There are some films that you immediately love, some films you grow to love, and some films that you not only grow to love, but also grow to appreciate rewatching, because of everything it delivers throughout multiple viewings. Gregory’s Girl isn’t a film I immediately warmed to, mainly because I saw it before I had gone through a number of moments that would make it more relatable. I grew to love it though, and every subsequent viewing has made me love it a little bit more.
It focuses on Gregory (John Gordon Sinclair), a Scottish teenager going through the usual trials and tribulations of any schoolboy in the 1980s. His main interests seem to be football and girls, which leads to him feeling very conflicted when it looks as if he might lose his place on the school football team to Dorothy (Dee Hepburn). Dorothy is both attractive and very good at football, but will she take a liking to Gregory? Will Gregory, meanwhile, notice that Susan (Clare Grogan) has taken a liking to him?
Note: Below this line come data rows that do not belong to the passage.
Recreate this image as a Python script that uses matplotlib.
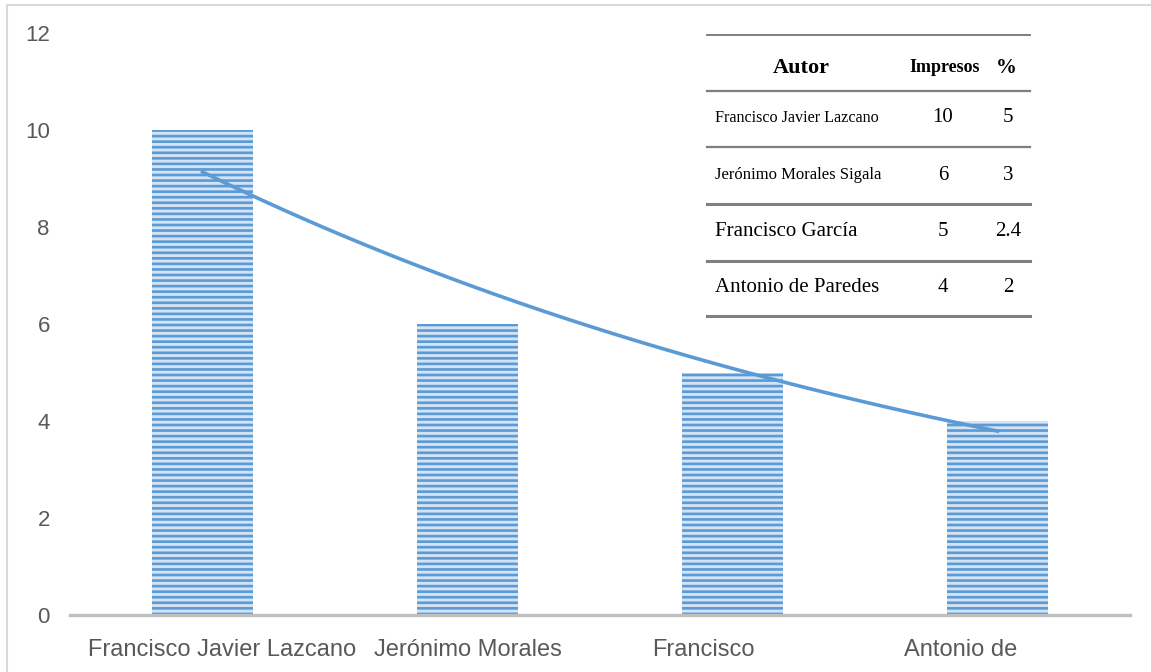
import numpy as np
import matplotlib
matplotlib.use("Agg")
from matplotlib import pyplot as plt
from matplotlib.lines import Line2D
import matplotlib.transforms as mtransforms

# data
autores = ["Francisco Javier Lazcano", "Jerónimo Morales", "Francisco", "Antonio de"]
impresos = np.array([10, 6, 5, 4])
yticks = [0, 2, 4, 6, 8, 10, 12]

# data of the small table drawn inside the chart
tabla_autores = ["Francisco Javier Lazcano", "Jerónimo Morales Sigala", "Francisco García", "Antonio de Paredes"]
tabla_impresos = ["10", "6", "5", "4"]
tabla_pct = ["5", "3", "2.4", "2"]

plt.rcParams["hatch.linewidth"] = 1.9

W, H = 1151, 672
fig = plt.figure(figsize=(W / 100, H / 100), dpi=100)
ax = fig.add_axes([70 / W, 1 - 615 / H, 1060 / W, 582 / H])

x = np.arange(len(impresos))
ax.bar(x, impresos, width=0.38, color="#d3e3f4", edgecolor="#5b9bd5",
       hatch="---", linewidth=0, zorder=2)

# exponential trend line (fit on log of values)
d, c = np.polyfit(x + 1, np.log(impresos), 1)
xs = np.linspace(0, len(impresos) - 1, 100)
ax.plot(xs, np.exp(c + d * (xs + 1)), color="#5b9bd5", lw=2.6, zorder=3)

ax.set_xlim(-0.5, len(impresos) - 0.5)
ax.set_ylim(0, 12)
ax.set_yticks(yticks)
ax.set_xticks(x)
ax.set_xticklabels(autores)
for s in ["top", "right", "left"]:
    ax.spines[s].set_visible(False)
ax.spines["bottom"].set_color("#bfbfbf")
ax.spines["bottom"].set_linewidth(2.4)
ax.tick_params(length=0, labelsize=16, labelcolor="#595959")
ax.tick_params(axis="y", pad=14.5)
ax.tick_params(axis="x", pad=17, labelsize=17)
for lab in ax.get_xticklabels() + ax.get_yticklabels():
    lab.set_fontfamily("Liberation Sans")

# shift the category labels like in the original
shifts = [20, 0, -29, -37]
for lab, s in zip(ax.get_xticklabels(), shifts):
    lab.set_transform(lab.get_transform() + mtransforms.Affine2D().translate(s, 0))

# table in pixel coordinates of the figure
def fx(px):
    return px / W

def fy(py):
    return 1 - py / H

serif = "Liberation Serif"
line_y = [35, 91, 147, 204, 261, 316]
line_w = [1.4, 1.6, 1.6, 2.2, 2.2, 2.2]
for yy, lw in zip(line_y, line_w):
    fig.add_artist(Line2D([fx(707), fx(1030)], [fy(yy), fy(yy)], color="#7f7f7f", lw=lw))

fig.text(fx(801), fy(68), "Autor", family=serif, weight="bold", size=16, ha="center", va="center")
fig.text(fx(945), fy(68), "Impresos", family=serif, weight="bold", size=13, ha="center", va="center")
fig.text(fx(1006), fy(68), "%", family=serif, weight="bold", size=15, ha="center", va="center")

row_y = [118, 175, 232, 288]
row_size = [11.6, 12, 15, 15]
for nombre, imp, pct, yy, sz in zip(tabla_autores, tabla_impresos, tabla_pct, row_y, row_size):
    fig.text(fx(715), fy(yy), nombre, family=serif, size=sz, ha="left", va="center")
    fig.text(fx(943), fy(yy), imp, family=serif, size=15, ha="center", va="center")
    fig.text(fx(1008), fy(yy), pct, family=serif, size=15, ha="center", va="center")

# light frame of the chart area
fig.add_artist(Line2D([fx(7), 1], [fy(5), fy(5)], color="#d9d9d9", lw=1.5))
fig.add_artist(Line2D([fx(7), fx(7)], [fy(5), 0], color="#d9d9d9", lw=1.5))

fig.savefig("out.png", dpi=100)
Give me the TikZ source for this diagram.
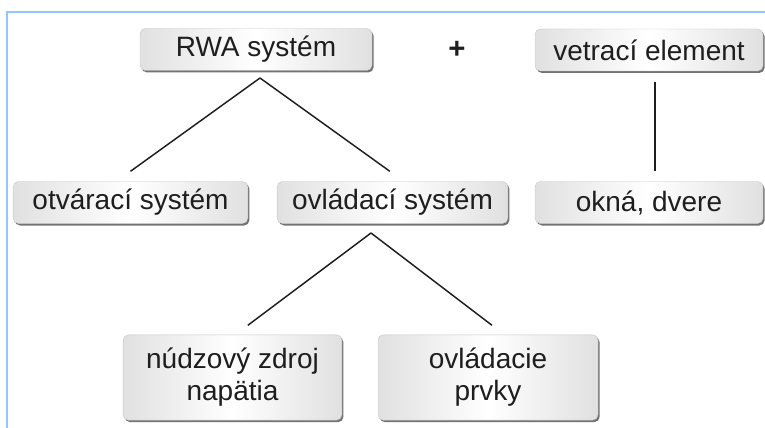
\documentclass[tikz,border=0pt]{standalone}
\usepackage{fontspec}
\setmainfont{Liberation Sans}
\usetikzlibrary{shadows}
\definecolor{framebl}{RGB}{145,198,255}
\definecolor{inkgray}{RGB}{30,30,30}
\tikzset{
  itembox/.style={rounded corners=4pt, draw=gray!45, line width=0.3pt,
    left color=gray!24, right color=gray!24, middle color=white,
    drop shadow={shadow xshift=1.2pt, shadow yshift=-1.5pt, fill=black!55, opacity=1},
    text=inkgray, font=\fontsize{21}{24}\selectfont, align=center, inner sep=0pt},
  link/.style={draw=inkgray, line width=1.1pt}
}
\begin{document}
\begin{tikzpicture}[x=0.75pt,y=-0.75pt]
\useasboundingbox (0,0) rectangle (765,428);
\draw[framebl, line width=2pt] (7,428) -- (7,12) -- (765,12);

\node(rwa) at (256,49.5) [itembox, minimum width=174pt, minimum height=31.5pt]{RWA systém};
\node(plus) at (457,50) [text=inkgray, font=\fontsize{22}{24}\selectfont]{\textbf{+}};
\node(vetr) at (649,50) [itembox, minimum width=171pt, minimum height=31.5pt]{vetrací element};
\node(otv) at (130.5,202.5) [itembox, minimum width=176pt, minimum height=31.5pt]{otvárací systém};
\node(ovl) at (392.5,202.5) [itembox, minimum width=173pt, minimum height=31.5pt]{ovládací systém};
\node(okna) at (649,202.5) [itembox, minimum width=171pt, minimum height=31.5pt]{okná, dvere};
\node(nud) at (232.5,377.5) [itembox, minimum width=164pt, minimum height=64pt]{núdzový zdroj\\napätia};
\node(prv) at (488,377.5) [itembox, minimum width=165pt, minimum height=64pt]{ovládacie\\prvky};

\coordinate(rwafork) at (260,78);
\coordinate(ovlfork) at (371,233);
\draw[link] (rwafork) -- ([yshift=7.5pt]otv.north);
\draw[link] (rwafork) -- ([xshift=-2pt,yshift=7.5pt]ovl.north);
\draw[link] ([xshift=4.5pt,yshift=-8pt]vetr.south) -- ([xshift=4.5pt,yshift=7.5pt]okna.north);
\draw[link] (ovlfork) -- ([xshift=11.5pt,yshift=7pt]nud.north);
\draw[link] (ovlfork) -- ([xshift=3pt,yshift=7pt]prv.north);

\end{tikzpicture}
\end{document}
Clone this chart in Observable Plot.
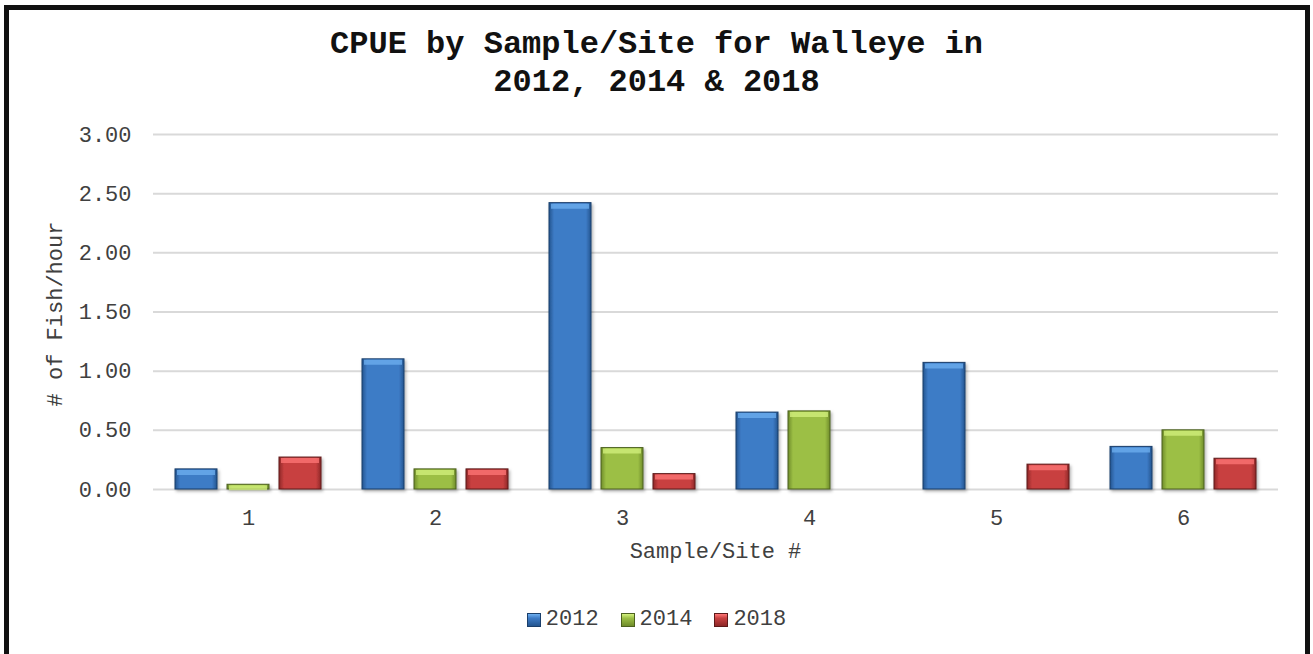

Feeling both wonderfully surreal and yet beautifully observed and authentic, Gregory’s Girl is one of many brilliant works from writer-director Bill Forsyth that uses specific characters and locations to tell a story that appeals to a high percentage of viewers. We may not have all grown up as a teenager in Scotland (okay, I did, but I appreciate that many others didn’t), but we’ve all navigated those tricky years of trying to engage with members of the opposite sex while also being absolutely terrified of them. Some manage it better than others, but it’s a scary time.
While Sinclair, Hepburn, and Grogan all do well in their roles, and are supported in scenes by equally wonderful turns from Robert Buchanan, Caroline Guthrie, and Allison Forster, Forsyth allows time for some of the older cast members - Jake D’Arcy, Chic Murray, Dave Anderson, and Maeve Watt - to get involved with some of the highlights of the film. If I start making scenes then I won’t stop, but one early treat is the conversation that Gregory has with his dry-witted father during a driving lesson (Gregory is outside the car, having caused the young man that his father is teaching to have to conduct an unplanned emergency stop).
Whether you’re watching a young boy waddle around the school dressed as a penguin, learning about the amount of cornflakes that are driven daily along the busiest road shown in the film, or just watching a young man put his school shirt back on before applying deodorant to the material beneath his armpits, Gregory’s Girl is full of treats from start to finish. Local Hero may be the film that many view as Forsyth’s best work (helped by the gorgeous location and that beautiful score), but it’s Gregory’s Girl that does the better job of mixing film moments with plenty of details that resonate with authenticity. The only reason I don’t rate it as a perfect film is because I eagerly await what extra details I will notice during my next viewing.
Great performances all round, a script that may well be perfect, and unfussy direction from Forsyth. It may seem very dated now, in some ways, but Gregory’s Girl has themes at the heart of it that are, for better or for worse, quite timeless. And it makes me SO glad that I never have to be a teenager again.